▼▼▼
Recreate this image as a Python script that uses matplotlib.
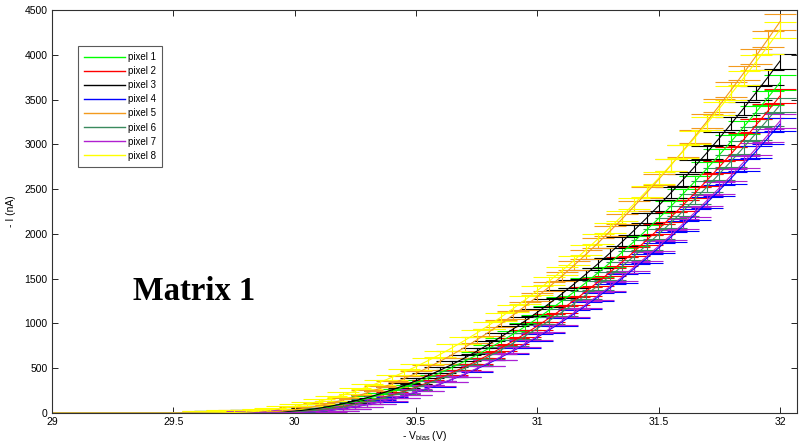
import numpy as np
import matplotlib
matplotlib.use('Agg')
import matplotlib.pyplot as plt
from matplotlib.lines import Line2D

plt.rcParams['font.family'] = ['Liberation Sans', 'DejaVu Sans']
plt.rcParams['mathtext.default'] = 'regular'

# bias sweep, 29 V to 32 V in 0.05 V steps
bias_v = np.linspace(29.0, 32.0, 61)
lead = [0] * 12  # 29.00 .. 29.55 V, no current

pixel1 = lead + [0, 1, 1, 2, 3, 4, 6, 10, 20, 33, 50, 72, 98, 128, 162, 200,
                 242, 287, 337, 391, 449, 511, 577, 647, 721, 798,
                 880, 966, 1056, 1150, 1247, 1349, 1455, 1565, 1679, 1796,
                 1918, 2044, 2173, 2307, 2445, 2587, 2732, 2882, 3036, 3193,
                 3355, 3521, 3690]
pixel2 = lead + [0, 0, 1, 1, 2, 3, 4, 6, 10, 20, 33, 50, 72, 98, 128, 163, 201,
                 243, 289, 339, 393, 452, 514, 580, 650, 725, 803,
                 885, 971, 1062, 1156, 1254, 1357, 1463, 1573, 1688, 1806,
                 1929, 2055, 2185, 2320, 2458, 2601, 2747, 2898, 3052, 3211,
                 3372, 3540]
pixel3 = lead + [0, 1, 1, 2, 3, 4, 6, 11, 21, 35, 53, 77, 104, 136, 172, 213,
                 257, 306, 359, 417, 478, 544, 614, 689, 767, 850,
                 937, 1029, 1124, 1224, 1328, 1437, 1550, 1666, 1788, 1913,
                 2043, 2177, 2315, 2457, 2604, 2755, 2910, 3069, 3233, 3401,
                 3573, 3749, 3930]
pixel4 = lead + [0, 0, 0, 1, 1, 2, 2, 3, 4, 9, 18, 31, 48, 69, 94, 123, 155, 192,
                 232, 276, 324, 376, 432, 491, 554, 622, 693, 767,
                 846, 929, 1015, 1105, 1199, 1297, 1399, 1504, 1614, 1727,
                 1844, 1965, 2089, 2218, 2350, 2486, 2626, 2770, 2918, 3070,
                 3225]
pixel5 = lead + [1, 1, 2, 3, 4, 6, 12, 22, 37, 56, 81, 111, 145, 183, 226,
                 273, 325, 382, 442, 508, 578, 652, 731, 815, 903,
                 996, 1093, 1194, 1300, 1411, 1526, 1646, 1770, 1898, 2032,
                 2169, 2312, 2458, 2609, 2765, 2926, 3090, 3260, 3433, 3612,
                 3795, 3982, 4174, 4370]
pixel6 = lead + [0, 0, 1, 1, 2, 3, 4, 5, 10, 19, 32, 49, 70, 96, 125, 158, 195,
                 236, 281, 330, 382, 439, 499, 564, 632, 704, 780,
                 860, 944, 1032, 1123, 1219, 1318, 1422, 1529, 1640, 1755,
                 1874, 1997, 2124, 2254, 2389, 2527, 2670, 2816, 2966, 3120,
                 3278, 3440]
pixel7 = lead + [0, 0, 0, 1, 1, 2, 2, 3, 4, 9, 18, 32, 49, 70, 95, 124, 157, 194,
                 235, 279, 328, 380, 436, 497, 561, 628, 700, 776,
                 855, 939, 1026, 1117, 1212, 1311, 1414, 1520, 1631, 1745,
                 1864, 1986, 2112, 2242, 2376, 2513, 2655, 2800, 2950, 3103,
                 3260]
pixel8 = lead + [1, 2, 3, 5, 10, 20, 34, 52, 74, 100, 130, 164, 203,
                 245, 292, 342, 397, 455, 518, 585, 655, 730, 809,
                 892, 979, 1070, 1165, 1264, 1367, 1475, 1586, 1701, 1821,
                 1944, 2071, 2203, 2338, 2478, 2622, 2769, 2921, 3077, 3237,
                 3400, 3568, 3740, 3916, 4096, 4280]

series = [pixel1, pixel2, pixel3, pixel4, pixel5, pixel6, pixel7, pixel8]
labels = ['pixel 1', 'pixel 2', 'pixel 3', 'pixel 4', 'pixel 5', 'pixel 6', 'pixel 7', 'pixel 8']
colors = ['#00ff00', '#ff0000', '#000000', '#0000ff', '#f39a1e', '#3a8a5e', '#b020d0', '#ffff00']

# error bar size: floor + relative part (nA)
err_floor = 25
err_rel = 0.015

fig = plt.figure(figsize=(7.99, 4.46), dpi=100)
ax = fig.add_axes([0.065, 0.074, 0.9325, 0.9036])

for vals, lab, c in zip(series, labels, colors):
    vals = np.array(vals, dtype=float)
    err = np.where(vals > 0, err_floor + err_rel * vals, 0)
    ax.errorbar(bias_v, vals, yerr=err, color=c, lw=0.8, elinewidth=0.8,
                capsize=11.5, capthick=0.8)

ax.set_xlim(29, 32.07)
ax.set_ylim(0, 4500)
ax.set_xticks([29, 29.5, 30, 30.5, 31, 31.5, 32])
ax.set_xticklabels(['29', '29.5', '30', '30.5', '31', '31.5', '32'])
ax.set_yticks(np.arange(0, 4501, 500))
ax.tick_params(direction='in', length=4, width=0.6, labelsize=7.5, top=True, right=True, pad=3)
for s in ax.spines.values():
    s.set_linewidth(0.8)
    s.set_color('#303030')

ax.set_xlabel('- V$_{bias}$ (V)', fontsize=7.5, labelpad=1)
ax.set_ylabel('- I (nA)', fontsize=7.5, labelpad=6)

# legend with plain line samples
handles = [Line2D([], [], color=c, lw=1.0) for c in colors]
leg = ax.legend(handles, labels, loc='upper left', bbox_to_anchor=(0.035, 0.91), fontsize=7,
                frameon=True, fancybox=False, handlelength=4.2, handletextpad=0.3,
                labelspacing=0.42, borderpad=0.6, borderaxespad=0)
leg.get_frame().set_edgecolor('#303030')
leg.get_frame().set_linewidth(0.8)

fig.text(133 / 799, 1 - 300 / 446, 'Matrix 1', family='Liberation Serif',
         fontweight='bold', fontsize=23.5, va='baseline', ha='left')

fig.savefig('out.png', dpi=100)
▲▲▲
» **TASK TO CARRY OUT**: Exclude the pictures, and transcribe all of the material exactly.

» **SOLUTION BELOW**:
Recreate this image as a Python script that uses matplotlib.
import numpy as np
import matplotlib
matplotlib.use('Agg')
import matplotlib.pyplot as plt
from matplotlib.lines import Line2D

plt.rcParams['font.family'] = ['Liberation Sans', 'DejaVu Sans']
plt.rcParams['mathtext.default'] = 'regular'

# bias sweep, 29 V to 32 V in 0.05 V steps
bias_v = np.linspace(29.0, 32.0, 61)
lead = [0] * 12  # 29.00 .. 29.55 V, no current

pixel1 = lead + [0, 1, 1, 2, 3, 4, 6, 10, 20, 33, 50, 72, 98, 128, 162, 200,
                 242, 287, 337, 391, 449, 511, 577, 647, 721, 798,
                 880, 966, 1056, 1150, 1247, 1349, 1455, 1565, 1679, 1796,
                 1918, 2044, 2173, 2307, 2445, 2587, 2732, 2882, 3036, 3193,
                 3355, 3521, 3690]
pixel2 = lead + [0, 0, 1, 1, 2, 3, 4, 6, 10, 20, 33, 50, 72, 98, 128, 163, 201,
                 243, 289, 339, 393, 452, 514, 580, 650, 725, 803,
                 885, 971, 1062, 1156, 1254, 1357, 1463, 1573, 1688, 1806,
                 1929, 2055, 2185, 2320, 2458, 2601, 2747, 2898, 3052, 3211,
                 3372, 3540]
pixel3 = lead + [0, 1, 1, 2, 3, 4, 6, 11, 21, 35, 53, 77, 104, 136, 172, 213,
                 257, 306, 359, 417, 478, 544, 614, 689, 767, 850,
                 937, 1029, 1124, 1224, 1328, 1437, 1550, 1666, 1788, 1913,
                 2043, 2177, 2315, 2457, 2604, 2755, 2910, 3069, 3233, 3401,
                 3573, 3749, 3930]
pixel4 = lead + [0, 0, 0, 1, 1, 2, 2, 3, 4, 9, 18, 31, 48, 69, 94, 123, 155, 192,
                 232, 276, 324, 376, 432, 491, 554, 622, 693, 767,
                 846, 929, 1015, 1105, 1199, 1297, 1399, 1504, 1614, 1727,
                 1844, 1965, 2089, 2218, 2350, 2486, 2626, 2770, 2918, 3070,
                 3225]
pixel5 = lead + [1, 1, 2, 3, 4, 6, 12, 22, 37, 56, 81, 111, 145, 183, 226,
                 273, 325, 382, 442, 508, 578, 652, 731, 815, 903,
                 996, 1093, 1194, 1300, 1411, 1526, 1646, 1770, 1898, 2032,
                 2169, 2312, 2458, 2609, 2765, 2926, 3090, 3260, 3433, 3612,
                 3795, 3982, 4174, 4370]
pixel6 = lead + [0, 0, 1, 1, 2, 3, 4, 5, 10, 19, 32, 49, 70, 96, 125, 158, 195,
                 236, 281, 330, 382, 439, 499, 564, 632, 704, 780,
                 860, 944, 1032, 1123, 1219, 1318, 1422, 1529, 1640, 1755,
                 1874, 1997, 2124, 2254, 2389, 2527, 2670, 2816, 2966, 3120,
                 3278, 3440]
pixel7 = lead + [0, 0, 0, 1, 1, 2, 2, 3, 4, 9, 18, 32, 49, 70, 95, 124, 157, 194,
                 235, 279, 328, 380, 436, 497, 561, 628, 700, 776,
                 855, 939, 1026, 1117, 1212, 1311, 1414, 1520, 1631, 1745,
                 1864, 1986, 2112, 2242, 2376, 2513, 2655, 2800, 2950, 3103,
                 3260]
pixel8 = lead + [1, 2, 3, 5, 10, 20, 34, 52, 74, 100, 130, 164, 203,
                 245, 292, 342, 397, 455, 518, 585, 655, 730, 809,
                 892, 979, 1070, 1165, 1264, 1367, 1475, 1586, 1701, 1821,
                 1944, 2071, 2203, 2338, 2478, 2622, 2769, 2921, 3077, 3237,
                 3400, 3568, 3740, 3916, 4096, 4280]

series = [pixel1, pixel2, pixel3, pixel4, pixel5, pixel6, pixel7, pixel8]
labels = ['pixel 1', 'pixel 2', 'pixel 3', 'pixel 4', 'pixel 5', 'pixel 6', 'pixel 7', 'pixel 8']
colors = ['#00ff00', '#ff0000', '#000000', '#0000ff', '#f39a1e', '#3a8a5e', '#b020d0', '#ffff00']

# error bar size: floor + relative part (nA)
err_floor = 25
err_rel = 0.015

fig = plt.figure(figsize=(7.99, 4.46), dpi=100)
ax = fig.add_axes([0.065, 0.074, 0.9325, 0.9036])

for vals, lab, c in zip(series, labels, colors):
    vals = np.array(vals, dtype=float)
    err = np.where(vals > 0, err_floor + err_rel * vals, 0)
    ax.errorbar(bias_v, vals, yerr=err, color=c, lw=0.8, elinewidth=0.8,
                capsize=11.5, capthick=0.8)

ax.set_xlim(29, 32.07)
ax.set_ylim(0, 4500)
ax.set_xticks([29, 29.5, 30, 30.5, 31, 31.5, 32])
ax.set_xticklabels(['29', '29.5', '30', '30.5', '31', '31.5', '32'])
ax.set_yticks(np.arange(0, 4501, 500))
ax.tick_params(direction='in', length=4, width=0.6, labelsize=7.5, top=True, right=True, pad=3)
for s in ax.spines.values():
    s.set_linewidth(0.8)
    s.set_color('#303030')

ax.set_xlabel('- V$_{bias}$ (V)', fontsize=7.5, labelpad=1)
ax.set_ylabel('- I (nA)', fontsize=7.5, labelpad=6)

# legend with plain line samples
handles = [Line2D([], [], color=c, lw=1.0) for c in colors]
leg = ax.legend(handles, labels, loc='upper left', bbox_to_anchor=(0.035, 0.91), fontsize=7,
                frameon=True, fancybox=False, handlelength=4.2, handletextpad=0.3,
                labelspacing=0.42, borderpad=0.6, borderaxespad=0)
leg.get_frame().set_edgecolor('#303030')
leg.get_frame().set_linewidth(0.8)

fig.text(133 / 799, 1 - 300 / 446, 'Matrix 1', family='Liberation Serif',
         fontweight='bold', fontsize=23.5, va='baseline', ha='left')

fig.savefig('out.png', dpi=100)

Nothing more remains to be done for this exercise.